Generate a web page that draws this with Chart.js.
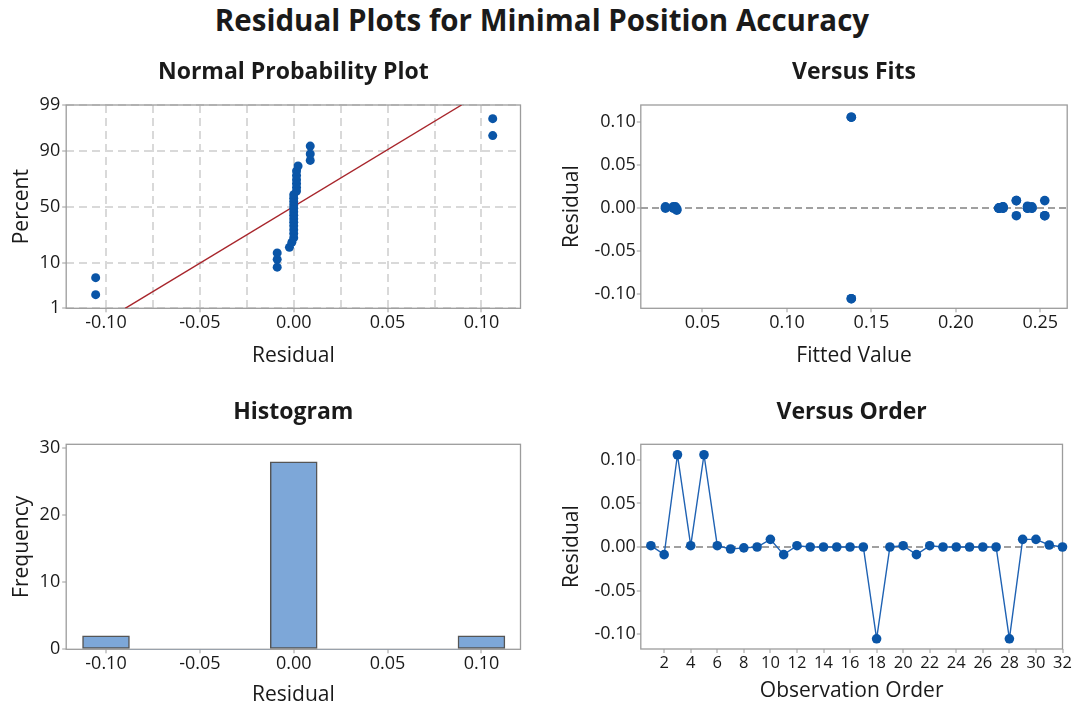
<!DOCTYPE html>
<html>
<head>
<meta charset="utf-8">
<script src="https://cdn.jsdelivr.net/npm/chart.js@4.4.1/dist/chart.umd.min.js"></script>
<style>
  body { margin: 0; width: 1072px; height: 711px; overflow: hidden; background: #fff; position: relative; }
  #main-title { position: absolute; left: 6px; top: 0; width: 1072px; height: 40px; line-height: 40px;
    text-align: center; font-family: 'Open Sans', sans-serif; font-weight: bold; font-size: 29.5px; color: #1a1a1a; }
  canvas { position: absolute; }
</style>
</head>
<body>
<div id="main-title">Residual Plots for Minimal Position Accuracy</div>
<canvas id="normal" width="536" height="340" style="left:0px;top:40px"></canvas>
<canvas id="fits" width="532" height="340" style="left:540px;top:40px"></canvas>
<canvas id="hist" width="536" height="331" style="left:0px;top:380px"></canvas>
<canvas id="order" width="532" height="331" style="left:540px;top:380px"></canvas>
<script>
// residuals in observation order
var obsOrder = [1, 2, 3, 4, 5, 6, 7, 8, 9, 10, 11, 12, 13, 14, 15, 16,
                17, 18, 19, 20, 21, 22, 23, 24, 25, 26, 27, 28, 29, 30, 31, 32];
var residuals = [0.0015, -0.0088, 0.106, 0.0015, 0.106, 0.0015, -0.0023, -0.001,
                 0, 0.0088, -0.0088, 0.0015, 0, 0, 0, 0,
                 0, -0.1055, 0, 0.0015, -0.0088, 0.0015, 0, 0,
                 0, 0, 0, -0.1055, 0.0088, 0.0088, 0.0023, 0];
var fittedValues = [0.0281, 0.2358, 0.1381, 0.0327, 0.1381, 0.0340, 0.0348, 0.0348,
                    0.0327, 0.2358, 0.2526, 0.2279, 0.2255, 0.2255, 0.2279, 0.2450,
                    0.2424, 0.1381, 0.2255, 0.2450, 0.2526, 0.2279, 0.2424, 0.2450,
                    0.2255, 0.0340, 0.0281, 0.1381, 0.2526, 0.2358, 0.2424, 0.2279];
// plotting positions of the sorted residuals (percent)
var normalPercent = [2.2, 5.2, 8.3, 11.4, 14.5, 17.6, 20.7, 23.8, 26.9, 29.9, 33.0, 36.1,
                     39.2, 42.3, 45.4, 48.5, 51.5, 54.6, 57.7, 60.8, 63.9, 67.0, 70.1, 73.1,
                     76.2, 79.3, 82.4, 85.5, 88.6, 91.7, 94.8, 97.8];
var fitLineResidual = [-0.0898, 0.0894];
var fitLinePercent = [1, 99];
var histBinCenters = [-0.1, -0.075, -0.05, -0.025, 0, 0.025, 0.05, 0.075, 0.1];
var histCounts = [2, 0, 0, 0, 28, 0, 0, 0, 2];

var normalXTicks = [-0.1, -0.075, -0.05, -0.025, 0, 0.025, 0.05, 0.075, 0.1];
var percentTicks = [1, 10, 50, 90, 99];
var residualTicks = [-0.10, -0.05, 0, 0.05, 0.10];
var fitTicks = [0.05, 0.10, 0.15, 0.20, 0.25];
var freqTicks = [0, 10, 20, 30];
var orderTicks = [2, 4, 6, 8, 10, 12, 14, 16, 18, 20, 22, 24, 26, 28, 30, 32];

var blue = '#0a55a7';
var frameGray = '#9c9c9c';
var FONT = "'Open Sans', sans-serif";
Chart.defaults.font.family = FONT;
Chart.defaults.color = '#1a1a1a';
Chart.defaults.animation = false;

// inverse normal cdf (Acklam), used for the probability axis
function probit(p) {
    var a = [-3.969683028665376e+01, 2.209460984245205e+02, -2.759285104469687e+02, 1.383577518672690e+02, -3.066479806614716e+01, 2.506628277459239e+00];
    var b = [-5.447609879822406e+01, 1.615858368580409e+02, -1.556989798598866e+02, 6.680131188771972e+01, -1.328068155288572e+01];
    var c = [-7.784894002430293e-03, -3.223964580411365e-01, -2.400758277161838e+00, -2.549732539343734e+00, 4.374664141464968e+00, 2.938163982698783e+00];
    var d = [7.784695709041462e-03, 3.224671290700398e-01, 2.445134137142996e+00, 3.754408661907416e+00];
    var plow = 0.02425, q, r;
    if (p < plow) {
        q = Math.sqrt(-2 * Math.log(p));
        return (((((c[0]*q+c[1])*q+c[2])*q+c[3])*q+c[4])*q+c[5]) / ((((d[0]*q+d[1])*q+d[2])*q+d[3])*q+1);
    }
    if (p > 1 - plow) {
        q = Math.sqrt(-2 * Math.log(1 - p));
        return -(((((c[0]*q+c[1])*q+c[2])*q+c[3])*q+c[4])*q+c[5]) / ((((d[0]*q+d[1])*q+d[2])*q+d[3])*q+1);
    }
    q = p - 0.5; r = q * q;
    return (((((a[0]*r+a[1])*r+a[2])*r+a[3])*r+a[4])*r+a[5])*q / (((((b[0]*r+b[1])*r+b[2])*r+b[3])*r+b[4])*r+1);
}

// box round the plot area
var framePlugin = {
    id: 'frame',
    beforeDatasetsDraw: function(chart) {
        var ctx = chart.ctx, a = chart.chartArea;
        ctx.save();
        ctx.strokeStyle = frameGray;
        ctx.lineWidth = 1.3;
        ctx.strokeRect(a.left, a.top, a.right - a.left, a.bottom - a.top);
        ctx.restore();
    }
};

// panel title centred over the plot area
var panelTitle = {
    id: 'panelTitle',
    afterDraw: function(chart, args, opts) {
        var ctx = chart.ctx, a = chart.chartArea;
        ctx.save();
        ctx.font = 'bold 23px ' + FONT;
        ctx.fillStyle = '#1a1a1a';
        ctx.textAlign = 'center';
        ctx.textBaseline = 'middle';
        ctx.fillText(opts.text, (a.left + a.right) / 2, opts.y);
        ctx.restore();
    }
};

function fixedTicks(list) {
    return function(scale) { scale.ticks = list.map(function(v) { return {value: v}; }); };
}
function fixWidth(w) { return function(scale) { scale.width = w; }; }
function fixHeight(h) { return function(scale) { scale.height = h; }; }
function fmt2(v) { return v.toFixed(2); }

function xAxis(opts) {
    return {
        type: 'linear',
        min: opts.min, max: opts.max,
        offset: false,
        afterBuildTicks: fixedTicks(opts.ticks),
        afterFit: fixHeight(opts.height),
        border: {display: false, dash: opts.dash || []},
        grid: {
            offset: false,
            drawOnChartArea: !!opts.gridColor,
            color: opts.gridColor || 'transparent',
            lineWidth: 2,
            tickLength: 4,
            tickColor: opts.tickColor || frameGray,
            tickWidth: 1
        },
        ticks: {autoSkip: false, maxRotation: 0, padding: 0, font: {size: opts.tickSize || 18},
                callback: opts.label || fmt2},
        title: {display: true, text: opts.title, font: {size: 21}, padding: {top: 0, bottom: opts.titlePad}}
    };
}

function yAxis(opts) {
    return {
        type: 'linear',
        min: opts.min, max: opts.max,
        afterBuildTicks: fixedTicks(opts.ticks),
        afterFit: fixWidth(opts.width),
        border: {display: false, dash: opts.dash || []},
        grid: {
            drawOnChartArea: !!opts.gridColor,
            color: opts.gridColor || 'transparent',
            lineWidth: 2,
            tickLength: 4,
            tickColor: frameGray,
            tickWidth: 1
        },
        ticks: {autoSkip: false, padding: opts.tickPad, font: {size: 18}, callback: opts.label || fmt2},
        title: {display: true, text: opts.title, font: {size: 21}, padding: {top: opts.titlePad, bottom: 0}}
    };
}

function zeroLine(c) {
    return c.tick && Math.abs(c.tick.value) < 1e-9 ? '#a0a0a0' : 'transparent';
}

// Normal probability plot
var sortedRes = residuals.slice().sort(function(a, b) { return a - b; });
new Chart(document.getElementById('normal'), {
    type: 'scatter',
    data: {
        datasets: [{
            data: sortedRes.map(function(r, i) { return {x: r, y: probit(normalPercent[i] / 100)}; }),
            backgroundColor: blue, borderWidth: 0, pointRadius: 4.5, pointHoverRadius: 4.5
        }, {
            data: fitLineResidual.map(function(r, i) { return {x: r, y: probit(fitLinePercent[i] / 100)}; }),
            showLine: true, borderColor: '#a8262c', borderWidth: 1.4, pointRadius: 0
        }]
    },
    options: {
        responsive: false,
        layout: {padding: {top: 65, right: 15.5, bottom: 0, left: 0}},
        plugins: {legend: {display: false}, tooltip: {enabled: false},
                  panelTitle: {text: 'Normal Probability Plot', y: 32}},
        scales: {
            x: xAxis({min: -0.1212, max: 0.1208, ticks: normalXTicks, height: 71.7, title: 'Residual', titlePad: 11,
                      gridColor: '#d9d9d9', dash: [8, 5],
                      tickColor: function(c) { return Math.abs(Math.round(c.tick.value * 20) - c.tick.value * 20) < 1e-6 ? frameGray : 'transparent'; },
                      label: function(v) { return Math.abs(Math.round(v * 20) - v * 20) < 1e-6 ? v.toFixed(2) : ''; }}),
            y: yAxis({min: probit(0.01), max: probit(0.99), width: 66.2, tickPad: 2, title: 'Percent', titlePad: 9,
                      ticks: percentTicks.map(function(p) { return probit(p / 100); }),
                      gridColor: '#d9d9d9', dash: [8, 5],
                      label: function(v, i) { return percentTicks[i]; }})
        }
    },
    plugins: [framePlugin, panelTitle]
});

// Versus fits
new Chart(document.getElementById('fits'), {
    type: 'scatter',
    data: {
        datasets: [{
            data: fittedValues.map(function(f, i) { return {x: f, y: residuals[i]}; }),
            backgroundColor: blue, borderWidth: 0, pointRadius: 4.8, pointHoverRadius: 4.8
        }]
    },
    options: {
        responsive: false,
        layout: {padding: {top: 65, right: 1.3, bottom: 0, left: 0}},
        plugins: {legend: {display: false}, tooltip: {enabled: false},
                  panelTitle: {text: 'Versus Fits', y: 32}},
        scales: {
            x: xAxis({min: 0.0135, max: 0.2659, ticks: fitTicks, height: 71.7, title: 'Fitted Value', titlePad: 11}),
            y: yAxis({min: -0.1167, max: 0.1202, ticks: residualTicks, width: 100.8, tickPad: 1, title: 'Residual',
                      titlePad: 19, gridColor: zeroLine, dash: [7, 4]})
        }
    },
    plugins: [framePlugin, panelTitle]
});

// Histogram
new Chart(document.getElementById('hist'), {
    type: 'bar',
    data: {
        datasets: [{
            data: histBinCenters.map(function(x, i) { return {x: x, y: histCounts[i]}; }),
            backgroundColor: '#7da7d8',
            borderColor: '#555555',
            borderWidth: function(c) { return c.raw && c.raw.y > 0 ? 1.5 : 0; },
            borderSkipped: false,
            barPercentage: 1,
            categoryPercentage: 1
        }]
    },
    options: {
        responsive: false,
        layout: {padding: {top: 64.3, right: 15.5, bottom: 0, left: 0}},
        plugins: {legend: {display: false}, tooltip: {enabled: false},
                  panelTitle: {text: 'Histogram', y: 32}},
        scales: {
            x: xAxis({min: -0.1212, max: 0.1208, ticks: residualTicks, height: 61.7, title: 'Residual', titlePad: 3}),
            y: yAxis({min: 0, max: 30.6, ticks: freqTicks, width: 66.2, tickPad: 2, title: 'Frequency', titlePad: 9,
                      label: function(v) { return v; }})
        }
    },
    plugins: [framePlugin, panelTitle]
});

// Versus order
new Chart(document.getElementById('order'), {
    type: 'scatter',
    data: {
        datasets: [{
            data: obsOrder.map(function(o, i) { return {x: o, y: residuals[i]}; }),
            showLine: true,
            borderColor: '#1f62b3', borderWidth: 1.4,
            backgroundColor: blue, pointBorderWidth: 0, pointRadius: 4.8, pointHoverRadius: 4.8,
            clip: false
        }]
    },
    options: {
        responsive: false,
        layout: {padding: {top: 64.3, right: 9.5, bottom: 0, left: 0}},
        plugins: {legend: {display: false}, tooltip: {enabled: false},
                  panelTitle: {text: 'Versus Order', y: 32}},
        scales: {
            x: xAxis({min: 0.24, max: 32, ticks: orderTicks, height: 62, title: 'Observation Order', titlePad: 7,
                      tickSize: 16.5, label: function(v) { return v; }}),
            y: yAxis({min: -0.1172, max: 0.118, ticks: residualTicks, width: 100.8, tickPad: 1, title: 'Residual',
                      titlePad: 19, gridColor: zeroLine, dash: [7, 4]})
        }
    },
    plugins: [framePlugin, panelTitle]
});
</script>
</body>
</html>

◆ ◆ ◆ ◆

**WHAT TO PRODUCE:** Extract, word for word, each line from the top of the data down to and including the line with "28, 0, 0, 0, 2];"; skip the pictures.

**FINAL RESULT:**
Generate a web page that draws this with Chart.js.
<!DOCTYPE html>
<html>
<head>
<meta charset="utf-8">
<script src="https://cdn.jsdelivr.net/npm/chart.js@4.4.1/dist/chart.umd.min.js"></script>
<style>
  body { margin: 0; width: 1072px; height: 711px; overflow: hidden; background: #fff; position: relative; }
  #main-title { position: absolute; left: 6px; top: 0; width: 1072px; height: 40px; line-height: 40px;
    text-align: center; font-family: 'Open Sans', sans-serif; font-weight: bold; font-size: 29.5px; color: #1a1a1a; }
  canvas { position: absolute; }
</style>
</head>
<body>
<div id="main-title">Residual Plots for Minimal Position Accuracy</div>
<canvas id="normal" width="536" height="340" style="left:0px;top:40px"></canvas>
<canvas id="fits" width="532" height="340" style="left:540px;top:40px"></canvas>
<canvas id="hist" width="536" height="331" style="left:0px;top:380px"></canvas>
<canvas id="order" width="532" height="331" style="left:540px;top:380px"></canvas>
<script>
// residuals in observation order
var obsOrder = [1, 2, 3, 4, 5, 6, 7, 8, 9, 10, 11, 12, 13, 14, 15, 16,
                17, 18, 19, 20, 21, 22, 23, 24, 25, 26, 27, 28, 29, 30, 31, 32];
var residuals = [0.0015, -0.0088, 0.106, 0.0015, 0.106, 0.0015, -0.0023, -0.001,
                 0, 0.0088, -0.0088, 0.0015, 0, 0, 0, 0,
                 0, -0.1055, 0, 0.0015, -0.0088, 0.0015, 0, 0,
                 0, 0, 0, -0.1055, 0.0088, 0.0088, 0.0023, 0];
var fittedValues = [0.0281, 0.2358, 0.1381, 0.0327, 0.1381, 0.0340, 0.0348, 0.0348,
                    0.0327, 0.2358, 0.2526, 0.2279, 0.2255, 0.2255, 0.2279, 0.2450,
                    0.2424, 0.1381, 0.2255, 0.2450, 0.2526, 0.2279, 0.2424, 0.2450,
                    0.2255, 0.0340, 0.0281, 0.1381, 0.2526, 0.2358, 0.2424, 0.2279];
// plotting positions of the sorted residuals (percent)
var normalPercent = [2.2, 5.2, 8.3, 11.4, 14.5, 17.6, 20.7, 23.8, 26.9, 29.9, 33.0, 36.1,
                     39.2, 42.3, 45.4, 48.5, 51.5, 54.6, 57.7, 60.8, 63.9, 67.0, 70.1, 73.1,
                     76.2, 79.3, 82.4, 85.5, 88.6, 91.7, 94.8, 97.8];
var fitLineResidual = [-0.0898, 0.0894];
var fitLinePercent = [1, 99];
var histBinCenters = [-0.1, -0.075, -0.05, -0.025, 0, 0.025, 0.05, 0.075, 0.1];
var histCounts = [2, 0, 0, 0, 28, 0, 0, 0, 2];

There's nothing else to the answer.